The list from the book:
Kodomo Manga: Comics for little kids
Shōnen Manga: Comics for teenage boys
Shōjo Manga: Comics for teenage girls
Seinen Manga: Comics for young adult males
Redisu Manga: Comics for young adult females
Shōjo-ai Manga: Romantic comics for teenage girls
Shōjo-ai Yuri Manga: Romantic comics for lesbians
Shōnen-ai Manga: Romantic comics for men
Shōnen-yaoi Manga: Romantic comics for homosexual men
Seijin Manga: Comics for adult males
Redikomi Manga: Comics written by women for late teen to adult women, depicting more realistic, everyday accounts; literal translation: lady's comics
Seijin Manga: Comics for adult males
Dōjinshi Manga: Comics written and illustrated by amateurs (usually circulated among a close group of other manga amateurs)
Yonkoma Manga: Four-panel comics, usually published in newspapers
Gekiga Manga: Comics focusing on serious topics; geared toward mature audiences
Ecchi Manga: Comics focusing on heterosexual/lesbian erotic themes (softcore pornography) read by men
Hentai Manga: Comics focusing on hardcore pornography

So, did the author misinterpret or make up some of these definitions or did he have better source material for current definitions in Japan?

2shadrach_anki
Feb 1, 2007, 12:47 am

Most of those seem...off to say the least. Kodomo, shonen, shojo, and seinen aren't really genres at all; they're demographic markers (I'm guessing that "redisu" is somehow an equivalent to josei). Doujinshi and yonkoma don't necessarily qualify as genres either since those terms are more descriptive of the production process and/or format than the actual content.

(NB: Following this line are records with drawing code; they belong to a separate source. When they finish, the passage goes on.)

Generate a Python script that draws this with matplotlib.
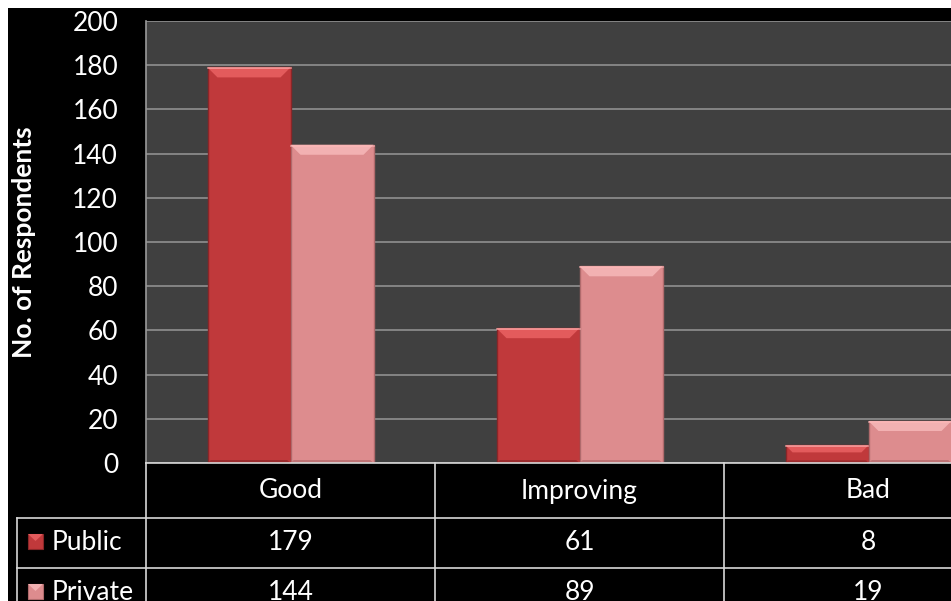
import matplotlib
matplotlib.use("Agg")
import matplotlib.pyplot as plt
from matplotlib.patches import Rectangle, Polygon
from matplotlib.lines import Line2D

# Data
categories = ["Good", "Improving", "Bad"]
series = ["Public", "Private"]
public = [179, 61, 8]
private = [144, 89, 19]
y_ticks = [0, 20, 40, 60, 80, 100, 120, 140, 160, 180, 200]

# colours: (face, top bevel, bottom bevel, edge)
styles = {
    "Public": ("#c0393b", "#e35b5c", "#9c2c2e", "#8a2628"),
    "Private": ("#dd8c8e", "#f2b1b2", "#bf7375", "#b06a6c"),
}

plt.rcParams["font.family"] = ["Lato", "DejaVu Sans"]

W, H = 951, 601
fig = plt.figure(figsize=(W / 100, H / 100), dpi=100, facecolor="white")
fig.patches.append(Rectangle((8 / W, 0), 1, (H - 8) / H, transform=fig.transFigure,
                             facecolor="black", edgecolor="none", zorder=-10))

# plot area: one category = 289 px, 200 units = 442 px
cat_px = 289
ax = fig.add_axes([146 / W, (H - 463) / H, 3 * cat_px / W, 442 / H])
ax.set_facecolor("#404040")
ax.set_xlim(-0.5, 2.5)
ax.set_ylim(0, 200)
ax.set_yticks(y_ticks)
ax.set_yticklabels([str(t) for t in y_ticks], color="white", fontsize=19)
ax.tick_params(axis="y", length=0, pad=20)
ax.set_xticks([])
ax.yaxis.grid(True, color="#8a8a8a", linewidth=1.3, zorder=0)
ax.set_axisbelow(True)
for s in ["top", "right", "bottom"]:
    ax.spines[s].set_visible(False)
ax.spines["left"].set_color("#9a9a9a")
ax.spines["left"].set_linewidth(1.2)

bar_w = 83 / cat_px
bevel_x = 10 / cat_px
px_per_unit = 442 / 200


def draw_bars(values, offset, name):
    face, top, bottom, edge = styles[name]
    for i, v in enumerate(values):
        x0 = i + offset - bar_w / 2
        x1 = x0 + bar_w
        ax.add_patch(Rectangle((x0, 0), bar_w, v, facecolor=face, edgecolor=edge,
                               linewidth=1.0, zorder=3))
        h = min(10 / px_per_unit, v * 0.4)
        d = min(bevel_x, h * px_per_unit / cat_px)
        ax.add_patch(Polygon([(x0, v), (x1, v), (x1 - d, v - h), (x0 + d, v - h)],
                             closed=True, facecolor=top, edgecolor="none", zorder=4))
        ax.add_line(Line2D([x0, x1], [v - 0.4, v - 0.4], color="#ffb8b8", lw=1.2,
                           alpha=0.7, zorder=5))
        hb = min(3 / px_per_unit, v * 0.15)
        ax.add_patch(Polygon([(x0, 0), (x1, 0), (x1 - d / 3, hb), (x0 + d / 3, hb)],
                             closed=True, facecolor=bottom, edgecolor="none", zorder=4))


draw_bars(public, -bar_w / 2, "Public")
draw_bars(private, bar_w / 2, "Private")

fig.text(24 / W, (H - 242) / H, "No. of Respondents", rotation=90, ha="center",
         va="center", color="white", fontsize=19, fontweight="bold")

# data table below the plot, y in pixels
left_units = -0.5 - (146 - 17) / cat_px
tab = fig.add_axes([17 / W, (H - 618) / H, (3 * cat_px + 129) / W, 155 / H])
tab.set_xlim(left_units, 2.5)
tab.set_ylim(155, 0)
tab.axis("off")
tab.patch.set_visible(False)

line_kw = dict(color="#d8d8d8", lw=1.2, clip_on=False)
rows = [0, 55, 105, 155]
tab.plot([-0.5, 2.5], [0, 0], **line_kw)
for y in rows[1:3]:
    tab.plot([left_units, 2.5], [y, y], **line_kw)
for i in range(len(categories)):
    tab.plot([i - 0.5, i - 0.5], [0, 155], **line_kw)
tab.plot([left_units, left_units], [55, 155], **line_kw)

for i, c in enumerate(categories):
    tab.text(i, 28, c, ha="center", va="center", color="white", fontsize=19, clip_on=False)
for r, (name, vals) in enumerate(zip(series, [public, private])):
    yc = (rows[r + 1] + rows[r + 2]) / 2
    for i, v in enumerate(vals):
        tab.text(i, yc, str(v), ha="center", va="center", color="white", fontsize=19,
                 clip_on=False)
    face, top, bottom, edge = styles[name]
    mx = left_units + 11 / cat_px
    mw = 15 / cat_px
    tab.add_patch(Rectangle((mx, yc - 9), mw, 15, facecolor=face, edgecolor=edge,
                            lw=0.8, clip_on=False))
    tab.add_patch(Polygon([(mx, yc - 9), (mx + mw, yc - 9), (mx + mw / 2, yc - 2)],
                          closed=True, facecolor=top, edgecolor="none", clip_on=False))
    tab.text(left_units + 35 / cat_px, yc, name, ha="left", va="center", color="white",
             fontsize=19, clip_on=False)

fig.savefig("out.png", dpi=100, facecolor=fig.get_facecolor())
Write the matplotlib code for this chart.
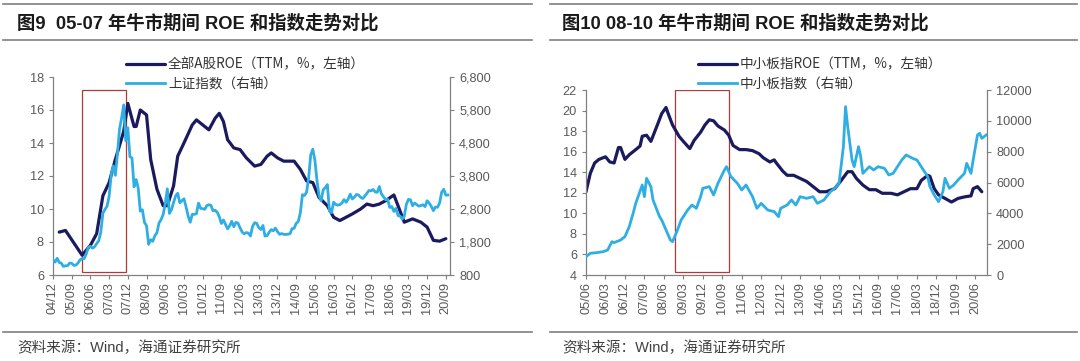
import matplotlib
matplotlib.use("Agg")
import matplotlib.pyplot as plt
from matplotlib.lines import Line2D
from matplotlib.patches import Rectangle
from matplotlib.ticker import FuncFormatter

plt.rcParams['font.family'] = ['Liberation Sans', 'Noto Sans CJK SC']

# ---------------- data: figure 9 (2004/12 - 2020/10) ----------------
left_origin = "2004-12"
left_roe_dates = ["2005-03", "2005-06", "2006-02", "2006-06", "2006-09", "2006-12", "2007-03",
                  "2007-06", "2007-10", "2007-12", "2008-03", "2008-04", "2008-06", "2008-09",
                  "2008-11", "2009-02", "2009-05", "2009-07", "2009-10", "2009-12", "2010-03",
                  "2010-07", "2010-09", "2010-12", "2011-03", "2011-06", "2011-08", "2011-10",
                  "2011-12", "2012-03", "2012-06", "2012-09", "2013-01", "2013-04", "2013-07",
                  "2013-09", "2013-12", "2014-03", "2014-08", "2014-11", "2015-02", "2015-05",
                  "2015-08", "2015-12", "2016-03", "2016-06", "2016-09", "2016-12", "2017-04",
                  "2017-07", "2017-10", "2018-01", "2018-04", "2018-08", "2018-10", "2019-01",
                  "2019-05", "2019-09", "2019-12", "2020-03", "2020-06", "2020-09"]
left_roe = [8.6, 8.7, 7.2, 7.8, 8.5, 10.8, 11.6,
            13.0, 14.7, 16.4, 15.0, 15.0, 16.0, 15.7,
            13.0, 11.2, 10.2, 10.2, 11.4, 13.2, 14.0,
            15.1, 15.4, 15.1, 14.8, 15.5, 15.8, 15.3,
            14.2, 13.7, 13.6, 13.1, 12.6, 12.7, 13.2,
            13.4, 13.1, 12.9, 12.9, 12.4, 11.7, 11.6,
            10.7, 10.2, 9.5, 9.3, 9.5, 9.7, 10.0,
            10.3, 10.2, 10.3, 10.5, 10.85, 10.2, 9.2,
            9.4, 9.2, 8.9, 8.1, 8.05, 8.2]
# 上证指数 monthly, 2004-12 .. 2020-10
left_index = [1266,
              1191, 1306, 1181, 1159, 1060, 1080, 1083, 1162, 1155, 1092, 1099, 1161,
              1258, 1299, 1298, 1440, 1641, 1672, 1612, 1658, 1752, 1837, 2099, 2675,
              2786, 2881, 3183, 3841, 4109, 3821, 4471, 5218, 5552, 5955, 4871, 5262,
              4383, 4348, 3473, 3693, 3433, 2736, 2776, 2397, 2293, 1729, 1871, 1821,
              1991, 2082, 2374, 2477, 2633, 2959, 3412, 2668, 2779, 2996, 3195, 3277,
              2989, 3051, 3110, 2871, 2592, 2398, 2638, 2638, 2656, 2979, 2820, 2808,
              2791, 2905, 2928, 2911, 2743, 2762, 2701, 2568, 2359, 2468, 2333, 2199,
              2292, 2428, 2263, 2396, 2373, 2225, 2103, 2047, 2086, 2069, 1980, 2269,
              2385, 2365, 2237, 2178, 2301, 1979, 1994, 2098, 2175, 2141, 2220, 2116,
              2033, 2056, 2033, 2026, 2039, 2048, 2202, 2217, 2364, 2420, 2683, 3235,
              3210, 3310, 3748, 4442, 4612, 4277, 3664, 3206, 3053, 3383, 3445, 3539,
              2738, 2688, 3004, 2938, 2917, 2930, 2979, 3085, 3005, 3100, 3250, 3104,
              3159, 3242, 3223, 3155, 3117, 3192, 3273, 3361, 3349, 3393, 3317, 3307,
              3481, 3259, 3169, 3082, 3095, 2847, 2876, 2725, 2821, 2603, 2588, 2494,
              2585, 2941, 3091, 3078, 2899, 2979, 2933, 2886, 2905, 2929, 2872, 3050,
              2977, 2880, 2750, 2860, 2852, 2985, 3310, 3396, 3218, 3225]
left_ticks = ["04/12", "05/09", "06/06", "07/03", "07/12", "08/09", "09/06", "10/03",
              "10/12", "11/09", "12/06", "13/03", "13/12", "14/09", "15/06", "16/03",
              "16/12", "17/09", "18/06", "19/03", "19/12", "20/09"]
left_box = ("2006-02", "2007-11", 6.2, 17.2)

# ---------------- data: figure 10 (2005/06 - 2020/11) ----------------
right_origin = "2005-06"
right_roe_dates = ["2005-06", "2005-08", "2005-10", "2005-12", "2006-03", "2006-05", "2006-07",
                   "2006-09", "2006-10", "2006-12", "2007-02", "2007-05", "2007-07", "2007-08",
                   "2007-10", "2007-12", "2008-03", "2008-05", "2008-07", "2008-08", "2008-10",
                   "2009-01", "2009-03", "2009-06", "2009-08", "2009-11", "2010-01", "2010-03",
                   "2010-05", "2010-07", "2010-10", "2010-12", "2011-02", "2011-05", "2011-08",
                   "2011-11", "2012-02", "2012-04", "2012-07", "2012-09", "2012-10", "2013-01",
                   "2013-03", "2013-06", "2013-09", "2013-12", "2014-03", "2014-06", "2014-09",
                   "2015-01", "2015-04", "2015-07", "2015-09", "2015-11", "2016-02", "2016-05",
                   "2016-08", "2016-11", "2017-03", "2017-06", "2017-09", "2017-12", "2018-03",
                   "2018-05", "2018-08", "2018-09", "2018-11", "2019-01", "2019-04", "2019-07",
                   "2019-10", "2020-01", "2020-04", "2020-05", "2020-07", "2020-09"]
right_roe = [12.1, 13.9, 14.9, 15.25, 15.5, 15.0, 14.9,
             16.4, 16.4, 15.25, 15.7, 16.2, 16.55, 17.5,
             17.6, 17.0, 18.6, 19.7, 20.3, 19.7, 18.6,
             17.5, 17.0, 16.3, 17.1, 17.9, 18.6, 19.1,
             19.0, 18.5, 18.1, 17.6, 16.6, 16.2, 16.2,
             16.1, 15.8, 15.4, 15.0, 15.2, 14.9, 14.1,
             13.7, 13.7, 13.4, 13.1, 12.6, 12.1, 12.1,
             12.4, 13.2, 14.05, 14.05, 13.4, 12.75, 12.3,
             12.3, 11.95, 11.95, 11.8, 12.1, 12.4, 12.4,
             13.2, 13.7, 13.6, 12.4, 11.8, 11.45, 11.1,
             11.45, 11.6, 11.7, 12.4, 12.6, 12.1]
right_index_dates = ["2005-06", "2005-08", "2005-11", "2006-02", "2006-04", "2006-06", "2006-07",
                     "2006-10", "2006-12", "2007-02", "2007-04", "2007-05", "2007-08", "2007-09",
                     "2007-10", "2007-12", "2008-01", "2008-04", "2008-05", "2008-07", "2008-09",
                     "2008-10", "2008-12", "2009-02", "2009-05", "2009-07", "2009-09", "2009-11",
                     "2009-12", "2010-03", "2010-05", "2010-07", "2010-10", "2010-11", "2011-01",
                     "2011-04", "2011-06", "2011-08", "2011-11", "2012-01", "2012-03", "2012-06",
                     "2012-09", "2012-11", "2012-12", "2013-03", "2013-05", "2013-07", "2013-09",
                     "2013-12", "2014-03", "2014-05", "2014-08", "2014-11", "2015-01", "2015-03",
                     "2015-05", "2015-06", "2015-07", "2015-09", "2015-10", "2015-12", "2016-01",
                     "2016-02", "2016-05", "2016-07", "2016-09", "2016-12", "2017-02", "2017-04",
                     "2017-06", "2017-08", "2017-10", "2018-01", "2018-03", "2018-05", "2018-08",
                     "2018-09", "2018-11", "2019-01", "2019-03", "2019-04", "2019-06", "2019-08",
                     "2019-10", "2020-01", "2020-02", "2020-04", "2020-05", "2020-07", "2020-08",
                     "2020-09", "2020-11"]
right_index = [1190, 1410, 1450, 1514, 1620, 2163, 2100,
               2270, 2490, 3136, 4108, 4648, 5838, 5082,
               6270, 5730, 4865, 3784, 3568, 2920, 2270,
               2163, 2811, 3568, 4216, 4540, 4325, 5082,
               5622, 5730, 5190, 5946, 6811, 7027, 6379,
               5946, 5514, 5838, 5082, 4325, 4650, 4216,
               4108, 3784, 4325, 4540, 4865, 4540, 5082,
               4973, 5082, 4650, 4865, 5406, 5622, 5946,
               8325, 10919, 9622, 7460, 7027, 8325, 7676,
               6595, 7027, 6811, 7027, 6919, 6487, 6595,
               7027, 7460, 7784, 7568, 7460, 7027, 6379,
               5730, 5190, 4757, 5406, 6270, 5622, 5838,
               6162, 6595, 7243, 6595, 7460, 9081, 9190,
               8865, 9081]
right_ticks = ["05/06", "06/03", "06/12", "07/09", "08/06", "09/03", "09/12", "10/09",
               "11/06", "12/03", "12/12", "13/09", "14/06", "15/03", "15/12", "16/09",
               "17/06", "18/03", "18/12", "19/09", "20/06"]
right_box = ("2008-11", "2010-12", 4.3, 22.0)

titles = ["图9  05-07 年牛市期间 ROE 和指数走势对比", "图10 08-10 年牛市期间 ROE 和指数走势对比"]
roe_labels = ["全部A股ROE（TTM，%，左轴）", "中小板指ROE（TTM，%，左轴）"]
index_labels = ["上证指数（右轴）", "中小板指数（右轴）"]
source = "资料来源：Wind，海通证券研究所"

NAVY = '#1b1a5e'
BLUE = '#2eaee3'
GRAY = '#595959'
RULE = '#7f7f7f'


def month_idx(s, origin):
    y, m = map(int, s.split('-'))
    oy, om = map(int, origin.split('-'))
    return (y - oy) * 12 + (m - om)


def style_axes(ax, ax2):
    for a in (ax, ax2):
        a.spines['top'].set_visible(False)
        for sp in ('left', 'right', 'bottom'):
            a.spines[sp].set_color('#808080')
            a.spines[sp].set_linewidth(0.9)
        a.tick_params(colors='#808080', labelcolor=GRAY, labelsize=9.2, length=3, width=0.8)
    ax.spines['right'].set_visible(False)
    ax2.spines['left'].set_visible(False)
    ax2.spines['bottom'].set_visible(False)


fig = plt.figure(figsize=(10.8, 3.61), dpi=100)

panels = [
    dict(pos=[53 / 1080, 1 - 275 / 361, 397 / 1080, 198 / 361], origin=left_origin,
         roe_d=left_roe_dates, roe=left_roe, idx_d=None, idx=left_index,
         ticks=left_ticks, xmax=191, ylim=(6, 18), ystep=2, y2lim=(800, 6800), y2step=1000,
         comma=True, box=left_box, leg_x=119 / 1080),
    dict(pos=[586 / 1080, 1 - 275 / 361, 401 / 1080, 185 / 361], origin=right_origin,
         roe_d=right_roe_dates, roe=right_roe, idx_d=right_index_dates, idx=right_index,
         ticks=right_ticks, xmax=185.4, ylim=(4, 22), ystep=2, y2lim=(0, 12000), y2step=2000,
         comma=False, box=right_box, leg_x=691 / 1080),
]

for i, p in enumerate(panels):
    ax = fig.add_axes(p['pos'])
    ax2 = ax.twinx()
    xr = [month_idx(d, p['origin']) for d in p['roe_d']]
    if p['idx_d'] is None:
        xi = list(range(len(p['idx'])))
    else:
        xi = [month_idx(d, p['origin']) for d in p['idx_d']]
    l1, = ax.plot(xr, p['roe'], color=NAVY, lw=2.3, solid_capstyle='round', solid_joinstyle='round')
    l2, = ax2.plot(xi, p['idx'], color=BLUE, lw=2.0, solid_joinstyle='round')

    bx0 = month_idx(p['box'][0], p['origin'])
    bx1 = month_idx(p['box'][1], p['origin'])
    ax.add_patch(Rectangle((bx0, p['box'][2]), bx1 - bx0, p['box'][3] - p['box'][2],
                           fill=False, edgecolor='#b03a3a', lw=0.9, zorder=1))

    ax.set_xlim(0, p['xmax'])
    ax.set_ylim(*p['ylim'])
    ax2.set_ylim(*p['y2lim'])
    ax.set_yticks(range(p['ylim'][0], p['ylim'][1] + 1, p['ystep']))
    ax2.set_yticks(range(p['y2lim'][0], p['y2lim'][1] + 1, p['y2step']))
    if p['comma']:
        ax2.yaxis.set_major_formatter(FuncFormatter(lambda v, _: f"{int(v):,}"))
    tick_pos = [9 * k for k in range(len(p['ticks']))]
    ax.set_xticks(tick_pos)
    ax.set_xticklabels(p['ticks'], rotation=90)
    style_axes(ax, ax2)
    ax.tick_params(axis='x', pad=2)

    fig.legend([l1, l2], [roe_labels[i], index_labels[i]], loc='upper left',
               bbox_to_anchor=(p['leg_x'], 1 - 51 / 361), frameon=False, borderpad=0,
               handlelength=2.9, handletextpad=0.2, labelspacing=0.4,
               prop={'family': ['Noto Sans CJK SC'], 'size': 9.8}, labelcolor='#333333')

    # header / footer
    x0, x1 = (3 / 1080, 532 / 1080) if i == 0 else (550 / 1080, 1077 / 1080)
    for yy in (4, 40, 332):
        fig.add_artist(Line2D([x0, x1], [1 - yy / 361] * 2, color=RULE, lw=1.2))
    tx = 17 / 1080 if i == 0 else 562 / 1080
    fig.text(tx, 1 - 23 / 361, titles[i], fontsize=13.2, fontweight='bold', va='center',
             color='#1a1a1a')
    fig.text(tx, 1 - 348 / 361, source, fontsize=10.5, va='center', color='#404040',
             family=['Liberation Sans', 'Noto Sans CJK SC'])

fig.savefig('out.png', dpi=100)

I suppose it's possible that the author of the book has better source material for definitions, but it seems much more likely that he's misinterpreting them (or just making them up).

I'd take this information with a healthy-sized grain of salt, myself.

3Anlina
Feb 1, 2007, 1:39 am

I'd lean towards misinterpretation over better info - a lot of these seem really off as shadrach_anki described.

Shōjo-ai Manga: Romantic comics for teenage girls
Shōjo-ai Yuri Manga: Romantic comics for lesbians
Shōnen-ai Manga: Romantic comics for men
Shōnen-yaoi Manga: Romantic comics for homosexual men

That is just all off. Shoujo-ai, shounen-ai, yuri, yaoi - it's all about homosexual relationsihps, not about who the manga is targeted at. Shounen-ai and yaoi readers seem to be primarily female - these books are definitely not aimed primarily at a male audience, and I believe a large proportion of authors are female too.

An important aspect of doujinshi is that it often uses established characters and settings for new stories done by someone other than the original author, or outside the usual scope of the story line. You get professional manga artists doing doujinshi based on other people's series, you even sometimes get authors doing doujinshi of their own series.